People's Commissariat for Water Transport
- All Soviet department seals used the USSR coat of arms (the 1936–1946 version is showed)
- Soviet state and civil ensign (1936–1955)

People's Commissariat overview
- Formed: January 30, 1931
- Preceding People's Commissariat: People's Commissariat of Transportation;
- Dissolved: April 9, 1939
- Superseding agencies: People's Commissariat of the Maritime Fleet; People's Commissariat of the River Fleet;
- Jurisdiction: Council of People's Commissars

= People's Commissariat for Water Transport =

Soviet government ministry (1931–39)

The People's Commissariat for Water Transport (Народный комиссариат водного транспорта), usually abbreviated Narkomvodtrans (Наркомводтранс) or Narkomvod (Наркомвод) and also sometimes NKVT, was the Soviet People's Commissariat for water transport. It was responsible, amongst other things, for running the Soviet merchant maritime fleet.

==History==
Narkomvod was established on January 30, 1931, in the middle of a re-evaluation of Soviet policy about the railways and the splitting off the People's Commissariat of Transportation and as part of an overall government reorganization. The first people's commissar for Narkomvod was Nikolay Mikhaylovich Ianson, who had formerly been a people's commissar in the Russian Socialist Federative Soviet Republic.

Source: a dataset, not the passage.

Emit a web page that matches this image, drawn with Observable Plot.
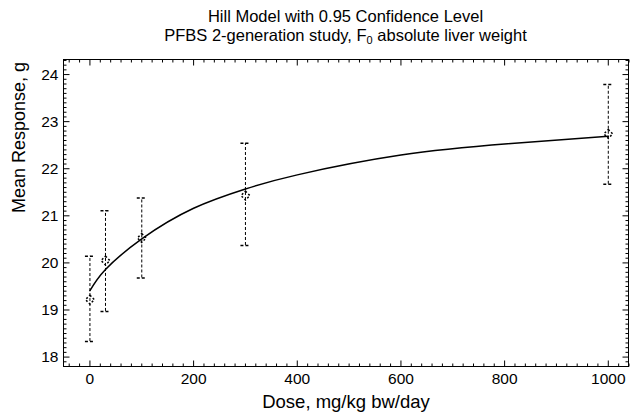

By April 1931, Narkomvod had five directorates, for operations in the Baltic, Northern, Black, Azov, and Caspian Seas. Ianson resigned on March 13, 1934, in order to become the deputy chief of Glavsevmorput. He was replaced by Nikolay Pakhomov.

On April 9, 1939, the People's Commissariat was abolished and split into the People's Commissariat of the River Fleet and the People's Commissariat of the Maritime Fleet.

==Commissars==
The head of the People's Commissariat was a People's Commissar. The following People's Commissars of Water Transport were appointed:
- 1931–1934 Nikolay Mikhaylovich Ianson (Nikolai Janson, Nikolay Yanson), demoted on March 13, 1934, arrested in 1937, tried and executed shortly thereafter.
- 1934–1938 Nikolay Ivanovich Pakhomov, fired on April 8, 1938, arrested on the next day, tried and executed shortly thereafter.
- 1938–1939 Nikolay Ivanovich Yezhov, also serving as the People's Commissar of Internal Affairs until December 9, 1938. On 9 April 1939 the People's Commissariat for Water Transport was abolished. Yezhov was arrested the following day, then tried and executed within a year of his arrest.